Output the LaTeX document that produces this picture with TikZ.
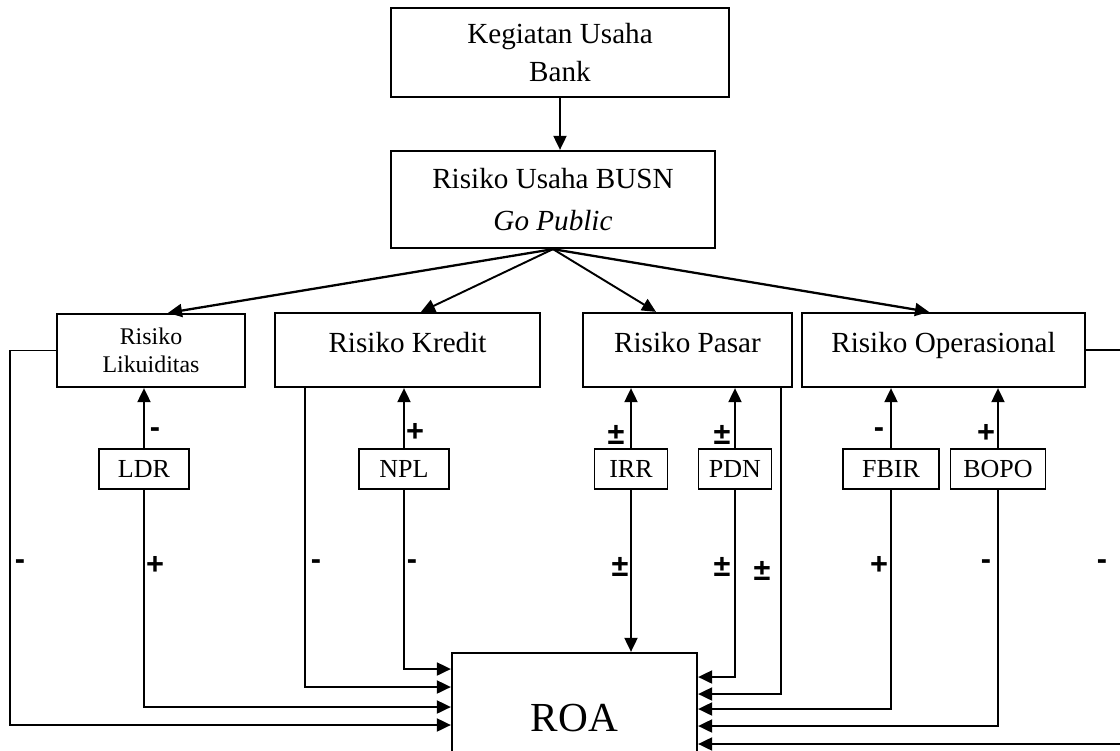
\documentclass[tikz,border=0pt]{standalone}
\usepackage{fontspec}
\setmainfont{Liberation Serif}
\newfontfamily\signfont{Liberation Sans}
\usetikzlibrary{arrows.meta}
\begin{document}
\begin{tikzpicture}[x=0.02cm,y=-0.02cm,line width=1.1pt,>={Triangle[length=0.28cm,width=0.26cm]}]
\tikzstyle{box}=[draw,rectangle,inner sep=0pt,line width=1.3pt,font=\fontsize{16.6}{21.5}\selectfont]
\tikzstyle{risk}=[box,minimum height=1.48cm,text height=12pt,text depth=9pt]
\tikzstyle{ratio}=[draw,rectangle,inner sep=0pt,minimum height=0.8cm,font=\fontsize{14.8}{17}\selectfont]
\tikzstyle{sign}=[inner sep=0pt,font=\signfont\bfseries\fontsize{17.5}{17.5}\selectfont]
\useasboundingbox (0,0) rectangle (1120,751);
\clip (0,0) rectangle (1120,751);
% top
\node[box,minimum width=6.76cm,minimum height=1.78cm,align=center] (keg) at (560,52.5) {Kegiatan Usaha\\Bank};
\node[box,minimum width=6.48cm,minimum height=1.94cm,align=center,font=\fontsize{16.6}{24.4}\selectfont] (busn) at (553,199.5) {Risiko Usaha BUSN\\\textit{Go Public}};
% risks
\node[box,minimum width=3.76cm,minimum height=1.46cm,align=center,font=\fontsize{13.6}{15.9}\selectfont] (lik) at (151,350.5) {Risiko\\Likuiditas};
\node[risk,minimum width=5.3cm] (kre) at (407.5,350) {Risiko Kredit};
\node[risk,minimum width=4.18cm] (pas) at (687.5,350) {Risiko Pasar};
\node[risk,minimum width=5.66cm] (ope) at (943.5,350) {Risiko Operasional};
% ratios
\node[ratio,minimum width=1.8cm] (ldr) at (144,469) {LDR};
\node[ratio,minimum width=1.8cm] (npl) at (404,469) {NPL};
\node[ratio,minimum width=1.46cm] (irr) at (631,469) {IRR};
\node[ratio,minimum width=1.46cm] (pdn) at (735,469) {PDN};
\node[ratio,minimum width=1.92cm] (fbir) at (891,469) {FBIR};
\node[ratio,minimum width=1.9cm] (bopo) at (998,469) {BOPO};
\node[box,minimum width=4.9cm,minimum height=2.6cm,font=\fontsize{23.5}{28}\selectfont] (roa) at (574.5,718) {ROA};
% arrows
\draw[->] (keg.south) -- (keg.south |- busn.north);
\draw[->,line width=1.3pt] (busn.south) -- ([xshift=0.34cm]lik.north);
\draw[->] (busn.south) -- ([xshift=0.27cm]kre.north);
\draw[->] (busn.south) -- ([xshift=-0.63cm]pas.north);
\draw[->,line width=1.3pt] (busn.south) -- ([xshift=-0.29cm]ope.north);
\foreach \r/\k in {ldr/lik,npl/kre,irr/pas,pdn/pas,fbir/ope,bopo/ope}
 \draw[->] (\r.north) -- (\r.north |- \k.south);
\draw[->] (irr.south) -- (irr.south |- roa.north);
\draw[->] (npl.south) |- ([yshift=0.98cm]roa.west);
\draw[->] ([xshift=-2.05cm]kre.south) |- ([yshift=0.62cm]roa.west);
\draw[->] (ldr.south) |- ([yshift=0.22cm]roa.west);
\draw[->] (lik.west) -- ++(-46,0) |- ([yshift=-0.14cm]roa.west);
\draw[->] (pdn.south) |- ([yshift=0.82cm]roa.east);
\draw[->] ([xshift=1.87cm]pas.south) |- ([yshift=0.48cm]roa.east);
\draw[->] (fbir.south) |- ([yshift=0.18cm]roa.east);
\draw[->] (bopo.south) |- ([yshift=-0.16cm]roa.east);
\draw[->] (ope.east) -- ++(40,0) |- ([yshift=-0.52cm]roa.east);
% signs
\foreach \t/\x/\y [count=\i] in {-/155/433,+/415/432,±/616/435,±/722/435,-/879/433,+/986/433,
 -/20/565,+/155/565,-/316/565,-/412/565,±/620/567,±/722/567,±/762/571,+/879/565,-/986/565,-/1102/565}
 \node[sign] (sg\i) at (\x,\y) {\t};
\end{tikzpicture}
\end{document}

········

:: THE TASK ::
Go through the listing above and write it out again exactly, dropping the pictures.

:: WRITTEN SOLUTION ::
Output the LaTeX document that produces this picture with TikZ.
\documentclass[tikz,border=0pt]{standalone}
\usepackage{fontspec}
\setmainfont{Liberation Serif}
\newfontfamily\signfont{Liberation Sans}
\usetikzlibrary{arrows.meta}
\begin{document}
\begin{tikzpicture}[x=0.02cm,y=-0.02cm,line width=1.1pt,>={Triangle[length=0.28cm,width=0.26cm]}]
\tikzstyle{box}=[draw,rectangle,inner sep=0pt,line width=1.3pt,font=\fontsize{16.6}{21.5}\selectfont]
\tikzstyle{risk}=[box,minimum height=1.48cm,text height=12pt,text depth=9pt]
\tikzstyle{ratio}=[draw,rectangle,inner sep=0pt,minimum height=0.8cm,font=\fontsize{14.8}{17}\selectfont]
\tikzstyle{sign}=[inner sep=0pt,font=\signfont\bfseries\fontsize{17.5}{17.5}\selectfont]
\useasboundingbox (0,0) rectangle (1120,751);
\clip (0,0) rectangle (1120,751);
% top
\node[box,minimum width=6.76cm,minimum height=1.78cm,align=center] (keg) at (560,52.5) {Kegiatan Usaha\\Bank};
\node[box,minimum width=6.48cm,minimum height=1.94cm,align=center,font=\fontsize{16.6}{24.4}\selectfont] (busn) at (553,199.5) {Risiko Usaha BUSN\\\textit{Go Public}};
% risks
\node[box,minimum width=3.76cm,minimum height=1.46cm,align=center,font=\fontsize{13.6}{15.9}\selectfont] (lik) at (151,350.5) {Risiko\\Likuiditas};
\node[risk,minimum width=5.3cm] (kre) at (407.5,350) {Risiko Kredit};
\node[risk,minimum width=4.18cm] (pas) at (687.5,350) {Risiko Pasar};
\node[risk,minimum width=5.66cm] (ope) at (943.5,350) {Risiko Operasional};
% ratios
\node[ratio,minimum width=1.8cm] (ldr) at (144,469) {LDR};
\node[ratio,minimum width=1.8cm] (npl) at (404,469) {NPL};
\node[ratio,minimum width=1.46cm] (irr) at (631,469) {IRR};
\node[ratio,minimum width=1.46cm] (pdn) at (735,469) {PDN};
\node[ratio,minimum width=1.92cm] (fbir) at (891,469) {FBIR};
\node[ratio,minimum width=1.9cm] (bopo) at (998,469) {BOPO};
\node[box,minimum width=4.9cm,minimum height=2.6cm,font=\fontsize{23.5}{28}\selectfont] (roa) at (574.5,718) {ROA};
% arrows
\draw[->] (keg.south) -- (keg.south |- busn.north);
\draw[->,line width=1.3pt] (busn.south) -- ([xshift=0.34cm]lik.north);
\draw[->] (busn.south) -- ([xshift=0.27cm]kre.north);
\draw[->] (busn.south) -- ([xshift=-0.63cm]pas.north);
\draw[->,line width=1.3pt] (busn.south) -- ([xshift=-0.29cm]ope.north);
\foreach \r/\k in {ldr/lik,npl/kre,irr/pas,pdn/pas,fbir/ope,bopo/ope}
 \draw[->] (\r.north) -- (\r.north |- \k.south);
\draw[->] (irr.south) -- (irr.south |- roa.north);
\draw[->] (npl.south) |- ([yshift=0.98cm]roa.west);
\draw[->] ([xshift=-2.05cm]kre.south) |- ([yshift=0.62cm]roa.west);
\draw[->] (ldr.south) |- ([yshift=0.22cm]roa.west);
\draw[->] (lik.west) -- ++(-46,0) |- ([yshift=-0.14cm]roa.west);
\draw[->] (pdn.south) |- ([yshift=0.82cm]roa.east);
\draw[->] ([xshift=1.87cm]pas.south) |- ([yshift=0.48cm]roa.east);
\draw[->] (fbir.south) |- ([yshift=0.18cm]roa.east);
\draw[->] (bopo.south) |- ([yshift=-0.16cm]roa.east);
\draw[->] (ope.east) -- ++(40,0) |- ([yshift=-0.52cm]roa.east);
% signs
\foreach \t/\x/\y [count=\i] in {-/155/433,+/415/432,±/616/435,±/722/435,-/879/433,+/986/433,
 -/20/565,+/155/565,-/316/565,-/412/565,±/620/567,±/722/567,±/762/571,+/879/565,-/986/565,-/1102/565}
 \node[sign] (sg\i) at (\x,\y) {\t};
\end{tikzpicture}
\end{document}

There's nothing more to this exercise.